> **The problem**:
Print each line of the listing once more, precisely as given.

Dataset excerpt
START
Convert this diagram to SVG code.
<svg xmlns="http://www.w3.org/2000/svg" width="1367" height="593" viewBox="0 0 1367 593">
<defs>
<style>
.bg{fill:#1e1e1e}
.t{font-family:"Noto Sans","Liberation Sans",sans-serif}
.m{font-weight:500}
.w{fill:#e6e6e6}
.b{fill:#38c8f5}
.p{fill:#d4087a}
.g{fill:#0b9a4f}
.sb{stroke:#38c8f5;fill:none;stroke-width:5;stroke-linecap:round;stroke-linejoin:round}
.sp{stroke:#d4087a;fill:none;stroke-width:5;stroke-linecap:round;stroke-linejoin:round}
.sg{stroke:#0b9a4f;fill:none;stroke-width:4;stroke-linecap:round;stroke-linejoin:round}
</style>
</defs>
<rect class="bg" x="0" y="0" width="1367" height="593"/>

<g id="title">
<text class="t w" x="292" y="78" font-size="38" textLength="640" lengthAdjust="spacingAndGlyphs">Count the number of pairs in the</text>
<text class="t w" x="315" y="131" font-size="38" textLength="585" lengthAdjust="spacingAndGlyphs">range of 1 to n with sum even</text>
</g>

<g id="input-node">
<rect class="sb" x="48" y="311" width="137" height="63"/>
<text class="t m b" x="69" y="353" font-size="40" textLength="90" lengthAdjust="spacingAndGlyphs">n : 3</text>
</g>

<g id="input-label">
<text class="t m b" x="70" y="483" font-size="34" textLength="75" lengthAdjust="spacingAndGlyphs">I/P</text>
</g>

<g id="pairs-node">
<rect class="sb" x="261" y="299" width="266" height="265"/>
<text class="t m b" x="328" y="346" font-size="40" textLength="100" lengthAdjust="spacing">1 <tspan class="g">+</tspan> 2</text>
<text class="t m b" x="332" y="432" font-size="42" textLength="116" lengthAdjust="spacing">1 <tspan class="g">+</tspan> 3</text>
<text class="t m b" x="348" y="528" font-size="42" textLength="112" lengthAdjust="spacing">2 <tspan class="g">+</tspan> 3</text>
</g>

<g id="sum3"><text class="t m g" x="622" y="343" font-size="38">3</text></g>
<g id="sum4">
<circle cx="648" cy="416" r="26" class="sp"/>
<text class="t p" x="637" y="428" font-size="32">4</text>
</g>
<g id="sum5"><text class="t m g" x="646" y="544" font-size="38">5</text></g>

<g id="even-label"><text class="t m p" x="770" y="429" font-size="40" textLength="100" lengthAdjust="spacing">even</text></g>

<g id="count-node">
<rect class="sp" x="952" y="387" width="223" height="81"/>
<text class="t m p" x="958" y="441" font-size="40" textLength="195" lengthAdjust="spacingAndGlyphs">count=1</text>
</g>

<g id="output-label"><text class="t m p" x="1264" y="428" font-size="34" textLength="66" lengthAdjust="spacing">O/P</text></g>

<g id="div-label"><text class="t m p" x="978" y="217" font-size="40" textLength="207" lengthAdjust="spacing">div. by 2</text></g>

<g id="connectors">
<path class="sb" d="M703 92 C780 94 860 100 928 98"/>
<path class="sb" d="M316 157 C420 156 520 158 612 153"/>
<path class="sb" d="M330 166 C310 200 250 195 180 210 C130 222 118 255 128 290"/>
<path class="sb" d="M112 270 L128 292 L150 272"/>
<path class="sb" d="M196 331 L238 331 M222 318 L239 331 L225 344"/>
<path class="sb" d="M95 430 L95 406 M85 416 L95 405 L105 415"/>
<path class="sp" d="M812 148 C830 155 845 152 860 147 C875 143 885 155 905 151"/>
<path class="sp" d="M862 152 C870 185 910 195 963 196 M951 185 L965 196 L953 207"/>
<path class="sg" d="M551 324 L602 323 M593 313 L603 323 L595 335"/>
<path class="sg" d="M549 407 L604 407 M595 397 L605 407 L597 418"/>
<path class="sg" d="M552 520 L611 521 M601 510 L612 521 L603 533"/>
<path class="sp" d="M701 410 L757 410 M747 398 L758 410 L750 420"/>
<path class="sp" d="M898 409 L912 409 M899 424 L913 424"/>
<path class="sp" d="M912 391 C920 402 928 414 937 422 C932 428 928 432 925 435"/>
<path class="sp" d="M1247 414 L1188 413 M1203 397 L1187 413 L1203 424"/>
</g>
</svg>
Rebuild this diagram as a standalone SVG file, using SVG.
END
> **Solution**:
Convert this diagram to SVG code.
<svg xmlns="http://www.w3.org/2000/svg" width="1367" height="593" viewBox="0 0 1367 593">
<defs>
<style>
.bg{fill:#1e1e1e}
.t{font-family:"Noto Sans","Liberation Sans",sans-serif}
.m{font-weight:500}
.w{fill:#e6e6e6}
.b{fill:#38c8f5}
.p{fill:#d4087a}
.g{fill:#0b9a4f}
.sb{stroke:#38c8f5;fill:none;stroke-width:5;stroke-linecap:round;stroke-linejoin:round}
.sp{stroke:#d4087a;fill:none;stroke-width:5;stroke-linecap:round;stroke-linejoin:round}
.sg{stroke:#0b9a4f;fill:none;stroke-width:4;stroke-linecap:round;stroke-linejoin:round}
</style>
</defs>
<rect class="bg" x="0" y="0" width="1367" height="593"/>

<g id="title">
<text class="t w" x="292" y="78" font-size="38" textLength="640" lengthAdjust="spacingAndGlyphs">Count the number of pairs in the</text>
<text class="t w" x="315" y="131" font-size="38" textLength="585" lengthAdjust="spacingAndGlyphs">range of 1 to n with sum even</text>
</g>

<g id="input-node">
<rect class="sb" x="48" y="311" width="137" height="63"/>
<text class="t m b" x="69" y="353" font-size="40" textLength="90" lengthAdjust="spacingAndGlyphs">n : 3</text>
</g>

<g id="input-label">
<text class="t m b" x="70" y="483" font-size="34" textLength="75" lengthAdjust="spacingAndGlyphs">I/P</text>
</g>

<g id="pairs-node">
<rect class="sb" x="261" y="299" width="266" height="265"/>
<text class="t m b" x="328" y="346" font-size="40" textLength="100" lengthAdjust="spacing">1 <tspan class="g">+</tspan> 2</text>
<text class="t m b" x="332" y="432" font-size="42" textLength="116" lengthAdjust="spacing">1 <tspan class="g">+</tspan> 3</text>
<text class="t m b" x="348" y="528" font-size="42" textLength="112" lengthAdjust="spacing">2 <tspan class="g">+</tspan> 3</text>
</g>

<g id="sum3"><text class="t m g" x="622" y="343" font-size="38">3</text></g>
<g id="sum4">
<circle cx="648" cy="416" r="26" class="sp"/>
<text class="t p" x="637" y="428" font-size="32">4</text>
</g>
<g id="sum5"><text class="t m g" x="646" y="544" font-size="38">5</text></g>

<g id="even-label"><text class="t m p" x="770" y="429" font-size="40" textLength="100" lengthAdjust="spacing">even</text></g>

<g id="count-node">
<rect class="sp" x="952" y="387" width="223" height="81"/>
<text class="t m p" x="958" y="441" font-size="40" textLength="195" lengthAdjust="spacingAndGlyphs">count=1</text>
</g>

<g id="output-label"><text class="t m p" x="1264" y="428" font-size="34" textLength="66" lengthAdjust="spacing">O/P</text></g>

<g id="div-label"><text class="t m p" x="978" y="217" font-size="40" textLength="207" lengthAdjust="spacing">div. by 2</text></g>

<g id="connectors">
<path class="sb" d="M703 92 C780 94 860 100 928 98"/>
<path class="sb" d="M316 157 C420 156 520 158 612 153"/>
<path class="sb" d="M330 166 C310 200 250 195 180 210 C130 222 118 255 128 290"/>
<path class="sb" d="M112 270 L128 292 L150 272"/>
<path class="sb" d="M196 331 L238 331 M222 318 L239 331 L225 344"/>
<path class="sb" d="M95 430 L95 406 M85 416 L95 405 L105 415"/>
<path class="sp" d="M812 148 C830 155 845 152 860 147 C875 143 885 155 905 151"/>
<path class="sp" d="M862 152 C870 185 910 195 963 196 M951 185 L965 196 L953 207"/>
<path class="sg" d="M551 324 L602 323 M593 313 L603 323 L595 335"/>
<path class="sg" d="M549 407 L604 407 M595 397 L605 407 L597 418"/>
<path class="sg" d="M552 520 L611 521 M601 510 L612 521 L603 533"/>
<path class="sp" d="M701 410 L757 410 M747 398 L758 410 L750 420"/>
<path class="sp" d="M898 409 L912 409 M899 424 L913 424"/>
<path class="sp" d="M912 391 C920 402 928 414 937 422 C932 428 928 432 925 435"/>
<path class="sp" d="M1247 414 L1188 413 M1203 397 L1187 413 L1203 424"/>
</g>
</svg>
Rebuild this diagram as a standalone SVG file, using SVG.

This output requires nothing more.